◆ STATED PROBLEM ◆
Word for word, copy all the data and drop the pictures.

++++ SUPPLIED MATERIAL ++++

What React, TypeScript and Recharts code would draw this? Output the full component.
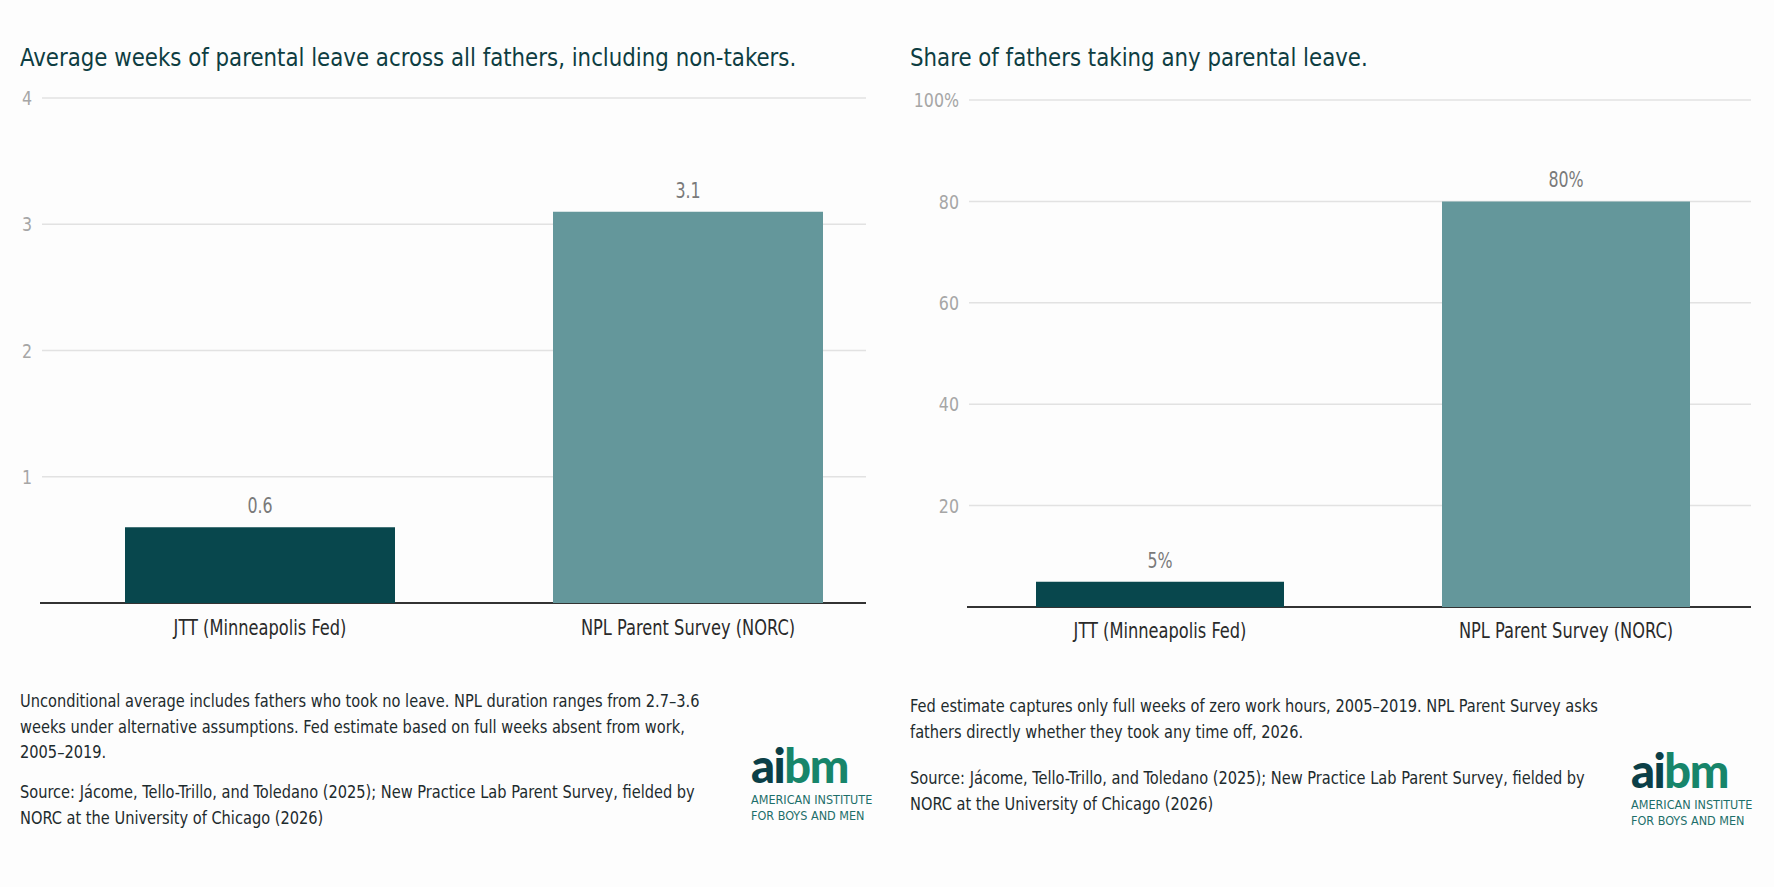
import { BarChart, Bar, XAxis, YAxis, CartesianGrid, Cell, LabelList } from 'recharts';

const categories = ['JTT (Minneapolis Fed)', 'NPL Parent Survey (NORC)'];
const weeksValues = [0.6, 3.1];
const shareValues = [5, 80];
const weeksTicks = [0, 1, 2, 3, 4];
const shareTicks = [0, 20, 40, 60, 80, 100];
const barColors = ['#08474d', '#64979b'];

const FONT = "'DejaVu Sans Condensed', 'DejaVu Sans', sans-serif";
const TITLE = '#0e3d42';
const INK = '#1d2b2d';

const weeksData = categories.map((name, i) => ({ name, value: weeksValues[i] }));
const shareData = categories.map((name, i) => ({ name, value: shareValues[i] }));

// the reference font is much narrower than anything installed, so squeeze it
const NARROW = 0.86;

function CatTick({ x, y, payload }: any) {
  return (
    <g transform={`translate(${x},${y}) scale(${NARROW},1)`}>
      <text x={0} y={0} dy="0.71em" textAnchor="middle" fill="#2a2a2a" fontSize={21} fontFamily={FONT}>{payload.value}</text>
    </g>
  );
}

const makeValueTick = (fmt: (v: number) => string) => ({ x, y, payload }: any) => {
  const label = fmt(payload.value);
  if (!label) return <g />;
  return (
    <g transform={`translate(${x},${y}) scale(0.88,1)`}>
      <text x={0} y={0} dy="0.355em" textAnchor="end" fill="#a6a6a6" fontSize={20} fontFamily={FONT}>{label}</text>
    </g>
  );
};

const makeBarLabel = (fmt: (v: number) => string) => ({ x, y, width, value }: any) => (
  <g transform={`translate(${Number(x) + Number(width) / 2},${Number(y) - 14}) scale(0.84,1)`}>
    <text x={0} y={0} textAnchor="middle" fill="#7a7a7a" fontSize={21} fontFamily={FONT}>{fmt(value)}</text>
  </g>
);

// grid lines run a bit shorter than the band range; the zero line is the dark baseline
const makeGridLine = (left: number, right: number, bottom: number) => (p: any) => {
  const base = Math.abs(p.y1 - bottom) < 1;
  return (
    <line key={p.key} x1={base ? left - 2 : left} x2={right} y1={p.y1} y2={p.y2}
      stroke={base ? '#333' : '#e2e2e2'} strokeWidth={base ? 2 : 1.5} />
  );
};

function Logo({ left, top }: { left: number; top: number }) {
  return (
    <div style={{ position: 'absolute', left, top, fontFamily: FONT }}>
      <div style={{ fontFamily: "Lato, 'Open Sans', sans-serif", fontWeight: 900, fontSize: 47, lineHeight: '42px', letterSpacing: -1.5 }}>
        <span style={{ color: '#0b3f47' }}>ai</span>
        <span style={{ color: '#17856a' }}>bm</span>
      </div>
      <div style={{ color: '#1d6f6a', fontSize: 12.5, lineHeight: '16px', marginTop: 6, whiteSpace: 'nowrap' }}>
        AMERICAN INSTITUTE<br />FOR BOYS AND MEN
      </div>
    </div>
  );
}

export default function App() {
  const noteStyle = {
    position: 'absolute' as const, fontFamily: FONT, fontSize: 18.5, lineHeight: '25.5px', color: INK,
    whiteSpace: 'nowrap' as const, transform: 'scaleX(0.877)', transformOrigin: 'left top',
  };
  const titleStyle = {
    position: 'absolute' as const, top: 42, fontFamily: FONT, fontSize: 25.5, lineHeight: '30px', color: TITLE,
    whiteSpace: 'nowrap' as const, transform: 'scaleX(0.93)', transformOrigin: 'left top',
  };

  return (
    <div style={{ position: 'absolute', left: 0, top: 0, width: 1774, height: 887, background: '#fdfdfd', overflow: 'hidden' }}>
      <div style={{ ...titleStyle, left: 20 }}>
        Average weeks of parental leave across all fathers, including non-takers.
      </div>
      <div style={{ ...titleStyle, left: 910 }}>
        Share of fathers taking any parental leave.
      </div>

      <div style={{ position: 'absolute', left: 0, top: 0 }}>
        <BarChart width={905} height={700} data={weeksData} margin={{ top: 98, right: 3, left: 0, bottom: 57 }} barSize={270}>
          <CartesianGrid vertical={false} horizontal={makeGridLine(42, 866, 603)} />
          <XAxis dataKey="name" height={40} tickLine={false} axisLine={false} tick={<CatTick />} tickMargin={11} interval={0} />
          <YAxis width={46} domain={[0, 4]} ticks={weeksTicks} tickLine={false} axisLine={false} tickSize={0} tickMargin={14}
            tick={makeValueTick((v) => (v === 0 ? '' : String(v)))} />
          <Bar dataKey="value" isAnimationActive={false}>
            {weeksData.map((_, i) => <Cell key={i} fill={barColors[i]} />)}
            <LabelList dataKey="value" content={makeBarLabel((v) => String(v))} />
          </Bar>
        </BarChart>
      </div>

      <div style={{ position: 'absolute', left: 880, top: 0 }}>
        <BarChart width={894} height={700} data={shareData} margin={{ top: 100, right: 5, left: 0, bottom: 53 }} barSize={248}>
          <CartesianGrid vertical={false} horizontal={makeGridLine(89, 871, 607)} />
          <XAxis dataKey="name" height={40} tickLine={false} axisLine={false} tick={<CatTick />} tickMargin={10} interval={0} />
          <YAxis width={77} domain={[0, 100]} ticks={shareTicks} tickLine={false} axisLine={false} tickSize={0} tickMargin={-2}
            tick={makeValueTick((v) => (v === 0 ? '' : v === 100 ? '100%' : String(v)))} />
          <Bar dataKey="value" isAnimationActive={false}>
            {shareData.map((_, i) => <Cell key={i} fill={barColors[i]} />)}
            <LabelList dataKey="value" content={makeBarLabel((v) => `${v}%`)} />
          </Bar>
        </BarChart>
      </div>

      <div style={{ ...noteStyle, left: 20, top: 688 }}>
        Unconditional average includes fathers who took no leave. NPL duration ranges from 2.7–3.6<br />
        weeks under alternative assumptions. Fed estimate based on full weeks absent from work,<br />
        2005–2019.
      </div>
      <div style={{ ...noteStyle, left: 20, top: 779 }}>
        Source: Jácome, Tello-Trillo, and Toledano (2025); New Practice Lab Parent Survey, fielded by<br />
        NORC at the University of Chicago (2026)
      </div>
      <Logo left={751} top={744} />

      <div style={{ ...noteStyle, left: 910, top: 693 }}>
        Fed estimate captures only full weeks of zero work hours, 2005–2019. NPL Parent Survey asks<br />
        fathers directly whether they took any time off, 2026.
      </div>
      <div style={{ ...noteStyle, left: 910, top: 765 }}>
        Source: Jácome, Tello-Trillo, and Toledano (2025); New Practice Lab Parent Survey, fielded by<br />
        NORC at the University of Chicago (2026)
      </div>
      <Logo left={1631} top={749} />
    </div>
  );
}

++++

◆ OUTPUT FOR THIS TASK ◆
What React, TypeScript and Recharts code would draw this? Output the full component.
import { BarChart, Bar, XAxis, YAxis, CartesianGrid, Cell, LabelList } from 'recharts';

const categories = ['JTT (Minneapolis Fed)', 'NPL Parent Survey (NORC)'];
const weeksValues = [0.6, 3.1];
const shareValues = [5, 80];
const weeksTicks = [0, 1, 2, 3, 4];
const shareTicks = [0, 20, 40, 60, 80, 100];
const barColors = ['#08474d', '#64979b'];

const FONT = "'DejaVu Sans Condensed', 'DejaVu Sans', sans-serif";
const TITLE = '#0e3d42';
const INK = '#1d2b2d';

const weeksData = categories.map((name, i) => ({ name, value: weeksValues[i] }));
const shareData = categories.map((name, i) => ({ name, value: shareValues[i] }));

// the reference font is much narrower than anything installed, so squeeze it
const NARROW = 0.86;

function CatTick({ x, y, payload }: any) {
  return (
    <g transform={`translate(${x},${y}) scale(${NARROW},1)`}>
      <text x={0} y={0} dy="0.71em" textAnchor="middle" fill="#2a2a2a" fontSize={21} fontFamily={FONT}>{payload.value}</text>
    </g>
  );
}

const makeValueTick = (fmt: (v: number) => string) => ({ x, y, payload }: any) => {
  const label = fmt(payload.value);
  if (!label) return <g />;
  return (
    <g transform={`translate(${x},${y}) scale(0.88,1)`}>
      <text x={0} y={0} dy="0.355em" textAnchor="end" fill="#a6a6a6" fontSize={20} fontFamily={FONT}>{label}</text>
    </g>
  );
};

const makeBarLabel = (fmt: (v: number) => string) => ({ x, y, width, value }: any) => (
  <g transform={`translate(${Number(x) + Number(width) / 2},${Number(y) - 14}) scale(0.84,1)`}>
    <text x={0} y={0} textAnchor="middle" fill="#7a7a7a" fontSize={21} fontFamily={FONT}>{fmt(value)}</text>
  </g>
);

// grid lines run a bit shorter than the band range; the zero line is the dark baseline
const makeGridLine = (left: number, right: number, bottom: number) => (p: any) => {
  const base = Math.abs(p.y1 - bottom) < 1;
  return (
    <line key={p.key} x1={base ? left - 2 : left} x2={right} y1={p.y1} y2={p.y2}
      stroke={base ? '#333' : '#e2e2e2'} strokeWidth={base ? 2 : 1.5} />
  );
};

function Logo({ left, top }: { left: number; top: number }) {
  return (
    <div style={{ position: 'absolute', left, top, fontFamily: FONT }}>
      <div style={{ fontFamily: "Lato, 'Open Sans', sans-serif", fontWeight: 900, fontSize: 47, lineHeight: '42px', letterSpacing: -1.5 }}>
        <span style={{ color: '#0b3f47' }}>ai</span>
        <span style={{ color: '#17856a' }}>bm</span>
      </div>
      <div style={{ color: '#1d6f6a', fontSize: 12.5, lineHeight: '16px', marginTop: 6, whiteSpace: 'nowrap' }}>
        AMERICAN INSTITUTE<br />FOR BOYS AND MEN
      </div>
    </div>
  );
}

export default function App() {
  const noteStyle = {
    position: 'absolute' as const, fontFamily: FONT, fontSize: 18.5, lineHeight: '25.5px', color: INK,
    whiteSpace: 'nowrap' as const, transform: 'scaleX(0.877)', transformOrigin: 'left top',
  };
  const titleStyle = {
    position: 'absolute' as const, top: 42, fontFamily: FONT, fontSize: 25.5, lineHeight: '30px', color: TITLE,
    whiteSpace: 'nowrap' as const, transform: 'scaleX(0.93)', transformOrigin: 'left top',
  };

  return (
    <div style={{ position: 'absolute', left: 0, top: 0, width: 1774, height: 887, background: '#fdfdfd', overflow: 'hidden' }}>
      <div style={{ ...titleStyle, left: 20 }}>
        Average weeks of parental leave across all fathers, including non-takers.
      </div>
      <div style={{ ...titleStyle, left: 910 }}>
        Share of fathers taking any parental leave.
      </div>

      <div style={{ position: 'absolute', left: 0, top: 0 }}>
        <BarChart width={905} height={700} data={weeksData} margin={{ top: 98, right: 3, left: 0, bottom: 57 }} barSize={270}>
          <CartesianGrid vertical={false} horizontal={makeGridLine(42, 866, 603)} />
          <XAxis dataKey="name" height={40} tickLine={false} axisLine={false} tick={<CatTick />} tickMargin={11} interval={0} />
          <YAxis width={46} domain={[0, 4]} ticks={weeksTicks} tickLine={false} axisLine={false} tickSize={0} tickMargin={14}
            tick={makeValueTick((v) => (v === 0 ? '' : String(v)))} />
          <Bar dataKey="value" isAnimationActive={false}>
            {weeksData.map((_, i) => <Cell key={i} fill={barColors[i]} />)}
            <LabelList dataKey="value" content={makeBarLabel((v) => String(v))} />
          </Bar>
        </BarChart>
      </div>

      <div style={{ position: 'absolute', left: 880, top: 0 }}>
        <BarChart width={894} height={700} data={shareData} margin={{ top: 100, right: 5, left: 0, bottom: 53 }} barSize={248}>
          <CartesianGrid vertical={false} horizontal={makeGridLine(89, 871, 607)} />
          <XAxis dataKey="name" height={40} tickLine={false} axisLine={false} tick={<CatTick />} tickMargin={10} interval={0} />
          <YAxis width={77} domain={[0, 100]} ticks={shareTicks} tickLine={false} axisLine={false} tickSize={0} tickMargin={-2}
            tick={makeValueTick((v) => (v === 0 ? '' : v === 100 ? '100%' : String(v)))} />
          <Bar dataKey="value" isAnimationActive={false}>
            {shareData.map((_, i) => <Cell key={i} fill={barColors[i]} />)}
            <LabelList dataKey="value" content={makeBarLabel((v) => `${v}%`)} />
          </Bar>
        </BarChart>
      </div>

      <div style={{ ...noteStyle, left: 20, top: 688 }}>
        Unconditional average includes fathers who took no leave. NPL duration ranges from 2.7–3.6<br />
        weeks under alternative assumptions. Fed estimate based on full weeks absent from work,<br />
        2005–2019.
      </div>
      <div style={{ ...noteStyle, left: 20, top: 779 }}>
        Source: Jácome, Tello-Trillo, and Toledano (2025); New Practice Lab Parent Survey, fielded by<br />
        NORC at the University of Chicago (2026)
      </div>
      <Logo left={751} top={744} />

      <div style={{ ...noteStyle, left: 910, top: 693 }}>
        Fed estimate captures only full weeks of zero work hours, 2005–2019. NPL Parent Survey asks<br />
        fathers directly whether they took any time off, 2026.
      </div>
      <div style={{ ...noteStyle, left: 910, top: 765 }}>
        Source: Jácome, Tello-Trillo, and Toledano (2025); New Practice Lab Parent Survey, fielded by<br />
        NORC at the University of Chicago (2026)
      </div>
      <Logo left={1631} top={749} />
    </div>
  );
}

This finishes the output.